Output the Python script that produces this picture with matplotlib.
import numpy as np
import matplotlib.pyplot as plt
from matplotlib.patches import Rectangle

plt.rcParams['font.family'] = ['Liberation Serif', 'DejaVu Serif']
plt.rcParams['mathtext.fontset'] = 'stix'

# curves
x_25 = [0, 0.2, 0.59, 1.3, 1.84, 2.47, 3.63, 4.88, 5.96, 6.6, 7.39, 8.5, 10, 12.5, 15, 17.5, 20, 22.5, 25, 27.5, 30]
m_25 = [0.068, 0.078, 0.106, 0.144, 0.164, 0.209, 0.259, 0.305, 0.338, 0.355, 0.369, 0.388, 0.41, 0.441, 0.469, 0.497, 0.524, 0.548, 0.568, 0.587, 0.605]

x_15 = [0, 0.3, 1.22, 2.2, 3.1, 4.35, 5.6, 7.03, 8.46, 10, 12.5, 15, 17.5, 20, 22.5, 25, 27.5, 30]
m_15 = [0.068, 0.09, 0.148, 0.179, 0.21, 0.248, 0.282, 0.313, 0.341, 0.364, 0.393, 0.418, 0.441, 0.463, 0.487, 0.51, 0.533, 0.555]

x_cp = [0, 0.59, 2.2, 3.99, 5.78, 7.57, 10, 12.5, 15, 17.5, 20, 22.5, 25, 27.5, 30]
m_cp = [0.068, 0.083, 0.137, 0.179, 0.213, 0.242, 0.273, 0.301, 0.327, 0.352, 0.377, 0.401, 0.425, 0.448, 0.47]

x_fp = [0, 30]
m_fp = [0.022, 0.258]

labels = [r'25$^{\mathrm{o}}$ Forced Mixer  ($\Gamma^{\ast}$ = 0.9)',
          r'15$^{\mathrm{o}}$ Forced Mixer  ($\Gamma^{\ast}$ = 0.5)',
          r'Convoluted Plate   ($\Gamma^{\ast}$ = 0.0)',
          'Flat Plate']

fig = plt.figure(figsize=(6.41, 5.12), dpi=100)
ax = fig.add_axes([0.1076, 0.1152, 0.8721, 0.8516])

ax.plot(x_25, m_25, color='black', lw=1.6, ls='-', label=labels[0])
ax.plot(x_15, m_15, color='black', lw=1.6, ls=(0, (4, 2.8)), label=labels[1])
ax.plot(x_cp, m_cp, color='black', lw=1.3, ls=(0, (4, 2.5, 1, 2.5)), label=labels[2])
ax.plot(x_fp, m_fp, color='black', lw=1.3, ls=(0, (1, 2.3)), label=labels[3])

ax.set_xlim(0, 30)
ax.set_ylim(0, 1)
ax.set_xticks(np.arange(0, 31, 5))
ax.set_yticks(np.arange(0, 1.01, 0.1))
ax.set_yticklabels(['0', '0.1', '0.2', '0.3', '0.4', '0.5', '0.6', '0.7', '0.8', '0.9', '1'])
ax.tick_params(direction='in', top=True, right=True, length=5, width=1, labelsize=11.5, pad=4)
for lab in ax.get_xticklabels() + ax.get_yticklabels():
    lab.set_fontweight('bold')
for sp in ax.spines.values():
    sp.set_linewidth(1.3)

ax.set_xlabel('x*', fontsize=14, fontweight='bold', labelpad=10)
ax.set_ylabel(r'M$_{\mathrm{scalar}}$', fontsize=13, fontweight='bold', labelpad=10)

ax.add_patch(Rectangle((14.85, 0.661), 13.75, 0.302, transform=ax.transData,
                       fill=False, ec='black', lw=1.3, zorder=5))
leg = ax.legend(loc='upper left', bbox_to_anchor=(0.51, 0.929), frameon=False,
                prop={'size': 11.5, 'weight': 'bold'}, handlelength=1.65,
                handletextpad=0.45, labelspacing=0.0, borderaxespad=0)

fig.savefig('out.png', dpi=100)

━━━━

Print the material once more, exactly.

Output the Python script that produces this picture with matplotlib.
import numpy as np
import matplotlib.pyplot as plt
from matplotlib.patches import Rectangle

plt.rcParams['font.family'] = ['Liberation Serif', 'DejaVu Serif']
plt.rcParams['mathtext.fontset'] = 'stix'

# curves
x_25 = [0, 0.2, 0.59, 1.3, 1.84, 2.47, 3.63, 4.88, 5.96, 6.6, 7.39, 8.5, 10, 12.5, 15, 17.5, 20, 22.5, 25, 27.5, 30]
m_25 = [0.068, 0.078, 0.106, 0.144, 0.164, 0.209, 0.259, 0.305, 0.338, 0.355, 0.369, 0.388, 0.41, 0.441, 0.469, 0.497, 0.524, 0.548, 0.568, 0.587, 0.605]

x_15 = [0, 0.3, 1.22, 2.2, 3.1, 4.35, 5.6, 7.03, 8.46, 10, 12.5, 15, 17.5, 20, 22.5, 25, 27.5, 30]
m_15 = [0.068, 0.09, 0.148, 0.179, 0.21, 0.248, 0.282, 0.313, 0.341, 0.364, 0.393, 0.418, 0.441, 0.463, 0.487, 0.51, 0.533, 0.555]

x_cp = [0, 0.59, 2.2, 3.99, 5.78, 7.57, 10, 12.5, 15, 17.5, 20, 22.5, 25, 27.5, 30]
m_cp = [0.068, 0.083, 0.137, 0.179, 0.213, 0.242, 0.273, 0.301, 0.327, 0.352, 0.377, 0.401, 0.425, 0.448, 0.47]

x_fp = [0, 30]
m_fp = [0.022, 0.258]

labels = [r'25$^{\mathrm{o}}$ Forced Mixer  ($\Gamma^{\ast}$ = 0.9)',
          r'15$^{\mathrm{o}}$ Forced Mixer  ($\Gamma^{\ast}$ = 0.5)',
          r'Convoluted Plate   ($\Gamma^{\ast}$ = 0.0)',
          'Flat Plate']

fig = plt.figure(figsize=(6.41, 5.12), dpi=100)
ax = fig.add_axes([0.1076, 0.1152, 0.8721, 0.8516])

ax.plot(x_25, m_25, color='black', lw=1.6, ls='-', label=labels[0])
ax.plot(x_15, m_15, color='black', lw=1.6, ls=(0, (4, 2.8)), label=labels[1])
ax.plot(x_cp, m_cp, color='black', lw=1.3, ls=(0, (4, 2.5, 1, 2.5)), label=labels[2])
ax.plot(x_fp, m_fp, color='black', lw=1.3, ls=(0, (1, 2.3)), label=labels[3])

ax.set_xlim(0, 30)
ax.set_ylim(0, 1)
ax.set_xticks(np.arange(0, 31, 5))
ax.set_yticks(np.arange(0, 1.01, 0.1))
ax.set_yticklabels(['0', '0.1', '0.2', '0.3', '0.4', '0.5', '0.6', '0.7', '0.8', '0.9', '1'])
ax.tick_params(direction='in', top=True, right=True, length=5, width=1, labelsize=11.5, pad=4)
for lab in ax.get_xticklabels() + ax.get_yticklabels():
    lab.set_fontweight('bold')
for sp in ax.spines.values():
    sp.set_linewidth(1.3)

ax.set_xlabel('x*', fontsize=14, fontweight='bold', labelpad=10)
ax.set_ylabel(r'M$_{\mathrm{scalar}}$', fontsize=13, fontweight='bold', labelpad=10)

ax.add_patch(Rectangle((14.85, 0.661), 13.75, 0.302, transform=ax.transData,
                       fill=False, ec='black', lw=1.3, zorder=5))
leg = ax.legend(loc='upper left', bbox_to_anchor=(0.51, 0.929), frameon=False,
                prop={'size': 11.5, 'weight': 'bold'}, handlelength=1.65,
                handletextpad=0.45, labelspacing=0.0, borderaxespad=0)

fig.savefig('out.png', dpi=100)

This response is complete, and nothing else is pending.